Jesus goes on, “If you knew who I was, the bridegroom of all Israel, you
would ask me, and I would give you living water to drink, and you would never
thirst again!” This sounds good to the
woman, no more drawing water in the heat of the day, no more walks out of town
to the well. Instead no more
thirst. So she asks for this water from
Jesus.
And its then that
Jesus cuts to the chase, “Go get your husband so that I can give it to you
both,” confronting the woman with her sin.
She sheepishly looks to the ground and tells Jesus a half truth, “I have
no husband.” “You’re right,” Jesus
responds, “you’ve had five, and the man you’re with now is not your
husband.”
There’s no going
around it, the woman’s sin has been called out.

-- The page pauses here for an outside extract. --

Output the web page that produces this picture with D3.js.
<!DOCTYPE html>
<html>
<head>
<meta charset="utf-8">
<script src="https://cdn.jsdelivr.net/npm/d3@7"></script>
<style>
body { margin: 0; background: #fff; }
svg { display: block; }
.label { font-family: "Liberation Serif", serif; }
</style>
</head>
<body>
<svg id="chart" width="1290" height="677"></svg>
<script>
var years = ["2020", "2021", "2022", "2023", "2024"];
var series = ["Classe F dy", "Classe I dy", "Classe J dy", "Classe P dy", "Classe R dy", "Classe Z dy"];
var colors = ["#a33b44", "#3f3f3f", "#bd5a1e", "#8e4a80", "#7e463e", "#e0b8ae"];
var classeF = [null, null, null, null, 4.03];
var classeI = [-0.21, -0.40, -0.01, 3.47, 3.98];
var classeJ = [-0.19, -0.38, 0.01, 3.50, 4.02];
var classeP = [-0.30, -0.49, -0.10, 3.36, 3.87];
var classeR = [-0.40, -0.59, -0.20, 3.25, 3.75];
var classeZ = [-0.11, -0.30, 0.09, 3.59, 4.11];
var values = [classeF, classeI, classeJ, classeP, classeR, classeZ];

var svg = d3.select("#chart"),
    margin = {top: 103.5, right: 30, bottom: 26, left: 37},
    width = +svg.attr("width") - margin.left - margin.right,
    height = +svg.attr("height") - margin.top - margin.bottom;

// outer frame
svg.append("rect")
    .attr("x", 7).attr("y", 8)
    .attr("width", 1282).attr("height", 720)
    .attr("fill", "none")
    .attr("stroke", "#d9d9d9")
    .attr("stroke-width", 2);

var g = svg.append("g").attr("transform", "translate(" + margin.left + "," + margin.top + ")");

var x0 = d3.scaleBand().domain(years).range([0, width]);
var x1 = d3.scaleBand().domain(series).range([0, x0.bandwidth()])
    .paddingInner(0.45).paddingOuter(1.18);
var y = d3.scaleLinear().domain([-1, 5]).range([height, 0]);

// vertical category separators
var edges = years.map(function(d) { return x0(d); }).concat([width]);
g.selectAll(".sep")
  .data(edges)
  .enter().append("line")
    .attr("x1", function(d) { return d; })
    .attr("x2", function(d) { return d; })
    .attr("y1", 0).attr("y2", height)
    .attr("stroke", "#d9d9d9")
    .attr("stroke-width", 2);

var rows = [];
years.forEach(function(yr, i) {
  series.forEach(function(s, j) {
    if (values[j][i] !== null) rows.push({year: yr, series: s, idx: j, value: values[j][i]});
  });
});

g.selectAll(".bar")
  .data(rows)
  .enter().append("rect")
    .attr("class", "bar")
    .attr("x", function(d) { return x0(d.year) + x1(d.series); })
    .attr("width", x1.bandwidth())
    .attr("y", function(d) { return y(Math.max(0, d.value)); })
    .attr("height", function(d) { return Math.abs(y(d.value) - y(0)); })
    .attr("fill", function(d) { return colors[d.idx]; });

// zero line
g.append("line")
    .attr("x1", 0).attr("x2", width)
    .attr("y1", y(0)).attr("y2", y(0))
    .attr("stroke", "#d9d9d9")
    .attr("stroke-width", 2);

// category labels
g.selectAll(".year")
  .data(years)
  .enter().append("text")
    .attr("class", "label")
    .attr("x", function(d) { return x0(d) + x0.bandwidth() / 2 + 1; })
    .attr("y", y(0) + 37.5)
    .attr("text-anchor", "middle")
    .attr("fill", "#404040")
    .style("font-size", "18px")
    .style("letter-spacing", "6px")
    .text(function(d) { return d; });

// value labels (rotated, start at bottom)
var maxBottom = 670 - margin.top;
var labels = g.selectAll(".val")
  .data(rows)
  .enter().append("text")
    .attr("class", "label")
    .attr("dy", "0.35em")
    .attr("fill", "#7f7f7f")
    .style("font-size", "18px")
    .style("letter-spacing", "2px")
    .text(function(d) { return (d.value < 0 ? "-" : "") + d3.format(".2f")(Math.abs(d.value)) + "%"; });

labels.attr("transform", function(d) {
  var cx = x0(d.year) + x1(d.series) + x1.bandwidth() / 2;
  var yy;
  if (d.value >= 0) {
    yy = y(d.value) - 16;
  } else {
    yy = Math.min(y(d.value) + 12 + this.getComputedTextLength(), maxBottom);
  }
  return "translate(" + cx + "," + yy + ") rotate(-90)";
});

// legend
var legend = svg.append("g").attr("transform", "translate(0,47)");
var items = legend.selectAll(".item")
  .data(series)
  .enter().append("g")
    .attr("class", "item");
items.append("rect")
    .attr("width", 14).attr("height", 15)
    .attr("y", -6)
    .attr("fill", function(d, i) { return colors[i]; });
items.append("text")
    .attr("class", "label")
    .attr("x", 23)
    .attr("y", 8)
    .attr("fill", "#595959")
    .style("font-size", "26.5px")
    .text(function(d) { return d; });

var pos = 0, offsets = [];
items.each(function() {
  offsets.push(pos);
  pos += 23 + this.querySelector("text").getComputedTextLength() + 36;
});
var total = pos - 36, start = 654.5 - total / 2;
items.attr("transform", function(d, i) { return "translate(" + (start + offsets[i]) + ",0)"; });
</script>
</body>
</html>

She knows that God knows the truth about her life, and her lack of
holiness. She knows that He knows. And she’s terrified. The Bridegroom Jesus has arrived at the well,
and the bride has been found wanting. The
Groom has arrived, and the Bride has fallen short of her end of the
bargain.
No dear friends,
I’m not talking about Jesus being married in the way that we think about
it. I mean in the eternal, heavenly way,
the way in which you and I and all people of the world are supposed to be the
Holy Precious Bride of Christ. We are
supposed to be united with Jesus forever.
We’re supposed to be taken care of by Him, to live in the home he’s
prepared in heaven. And in return, we’re
supposed to be Holy and pure, beautiful and radiant for him. But the problem is, we’re not. We’re sinful.

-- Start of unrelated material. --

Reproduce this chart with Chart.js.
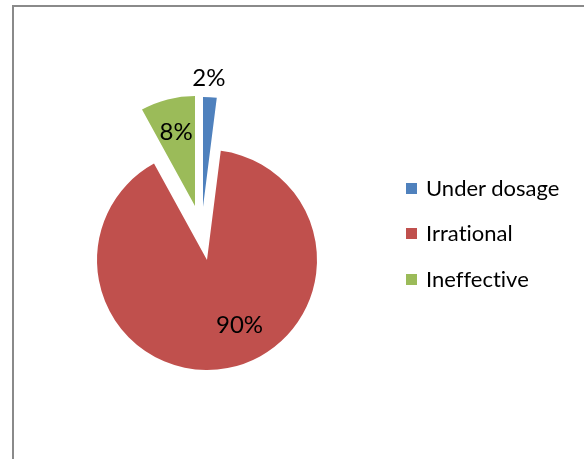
<!DOCTYPE html>
<html>
<head>
<meta charset="utf-8">
<script src="https://cdn.jsdelivr.net/npm/chart.js@4"></script>
<style>
  html, body { margin:0; padding:0; background:#fff; }
  body { width:584px; height:459px; position:relative; overflow:hidden; }
  #frame { position:absolute; left:12px; top:5px; width:640px; height:520px;
           border-left:2px solid #8a8a8a; border-top:2px solid #8a8a8a; box-sizing:border-box; }
  #c { position:absolute; left:0; top:0; }
  #legend { position:absolute; left:0; top:0; font-family:"Lato", "Liberation Sans", sans-serif; font-size:22px; color:#000;
            font-variant-ligatures:none; font-feature-settings:"liga" 0; }
  .item { position:absolute; left:406px; height:24px; line-height:24px; white-space:nowrap; }
  .sw { position:absolute; left:0; top:6px; width:11px; height:11px; }
  .tx { position:absolute; left:20px; top:-1px; }
</style>
</head>
<body>
<div id="frame"></div>
<canvas id="c" width="584" height="459"></canvas>
<div id="legend"></div>
<script>
// ---- data ----
const categories = ['Under dosage', 'Irrational', 'Ineffective'];
const percentValues = [2, 90, 8];
const sliceColors = ['#4F81BD', '#C0504D', '#9BBB59'];

// ---- style / layout (not data) ----
const explodeShifts = [[-4, -53], [0, 0], [-12, -54]];
const labelPlacement = [ { dist: 1.17, angle: -1 }, { dist: 0.66, angle: -15.8 }, { dist: 0.69, angle: 0 } ];
const legendRowsY = [188.5, 234, 279.5];

const explodePlugin = {
  id: 'explode',
  beforeDatasetDraw(chart, args) {
    const ctx = chart.ctx;
    args.meta.data.forEach((arc, i) => {
      const s = explodeShifts[i] || [0, 0];
      ctx.save();
      ctx.translate(s[0], s[1]);
      arc.draw(ctx);
      ctx.restore();
    });
    return false;
  },
  afterDatasetsDraw(chart) {
    const ctx = chart.ctx;
    const meta = chart.getDatasetMeta(0);
    const vals = chart.data.datasets[0].data;
    ctx.save();
    ctx.font = '24px "Lato", "Liberation Sans", sans-serif';
    ctx.fillStyle = '#000';
    ctx.textAlign = 'center';
    ctx.textBaseline = 'middle';
    meta.data.forEach((arc, i) => {
      const p = arc.getProps(['x', 'y', 'startAngle', 'endAngle', 'outerRadius'], true);
      const s = explodeShifts[i] || [0, 0];
      const lp = labelPlacement[i];
      const a = (p.startAngle + p.endAngle) / 2 + lp.angle * Math.PI / 180;
      const r = p.outerRadius * lp.dist;
      const x = p.x + s[0] + Math.cos(a) * r;
      const y = p.y + s[1] + Math.sin(a) * r;
      ctx.fillText(vals[i] + '%', x, y);
    });
    ctx.restore();
  }
};

const chart = new Chart(document.getElementById('c'), {
  type: 'pie',
  data: {
    labels: categories,
    datasets: [{ data: percentValues, backgroundColor: sliceColors, borderWidth: 0 }]
  },
  options: {
    responsive: false,
    animation: false,
    radius: 110,
    layout: { padding: { left: 0, right: 170, top: 61, bottom: 0 } },
    plugins: { legend: { display: false }, tooltip: { enabled: false } }
  },
  plugins: [explodePlugin]
});

// HTML legend built from the chart's own data
const legend = document.getElementById('legend');
chart.data.labels.forEach((lab, i) => {
  const item = document.createElement('div');
  item.className = 'item';
  item.style.top = (legendRowsY[i] - 12) + 'px';
  const sw = document.createElement('div');
  sw.className = 'sw';
  sw.style.background = chart.data.datasets[0].backgroundColor[i];
  const tx = document.createElement('div');
  tx.className = 'tx';
  tx.textContent = lab;
  item.appendChild(sw); item.appendChild(tx);
  legend.appendChild(item);
});
</script>
</body>
</html>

We’ve whored ourselves out to false Gods and sinful desires. We’re all adulterers, not just once or twice,
not even just five times like the woman at the well, but over and over again,
each and every day.
Yes, dear friends,
you as a sinner are that bride whose found wanting. You’ve sinned. Not just in adultery as the woman in our
text, but also by all the other commandments as well. When Christ the bridegroom looks at you, he
shouldn’t want you because of your sin.
He shouldn’t want you because you’ve done evil in thought word and
deed. He shouldn’t want you.
But he does. He cares about you, just as he cares about
this poor Samaritan woman in our text.
He loves you enough that he will point out to you where you’ve fallen
short, telling you of your sin, whether it be five husbands, or swearing
once. Not only that but he also will
still promise to give you the water of life from the well of God. He meets you at a well, no not a water well
for watering animals, but a shallow well sitting right here in the church. The well of the baptismal font. There, in baptismal waters, you are washed in
the water of life, made clean, made sparkling, and where Christ makes you his
sinful dirty bride, holy and sparkling.
He assigns his own righteousness upon you.
And then, having
washed you and made you clean in baptismal waters, he robes you in the white
robe of his righteousness, and brings you to the wedding feast, here at this
altar. There you eat his body and blood,
why? To forgive your sins. To make you holy. So that by eating the foretaste of that
wedding feast you might receive the life of Christ, and salvation in his
name.
And Jesus loves
you so much, that he’s willing to give up all he has to make you into his
beautiful bride. He fulfills Ephesians
chapter 5, promising to love you his bride so much that he’s willing to give up
his life to care for you. He’s willing
to bleed, he’s willing die, he’s willing to give up all that he has to make you
well again. And he does, on the cross, giving
up all to make you his bride holy. He
gives his life, so that it might be your life.
He gives his blood that it might wash you. He gives his body into suffering, so that you
might not. He forgives you sins on the
cross.
Dear friends,
today’s story is a wedding story – and you're the bride. You're the one Christ wants, and loves. You're the one he meets and washes at the well. You're the one he brings to the wedding feast. You’re the one he gives up all he has to care for. And so thus, your sin is forgiven
forever, and you are the beautiful, holy, precious bride of Christ. Even forever more. Amen.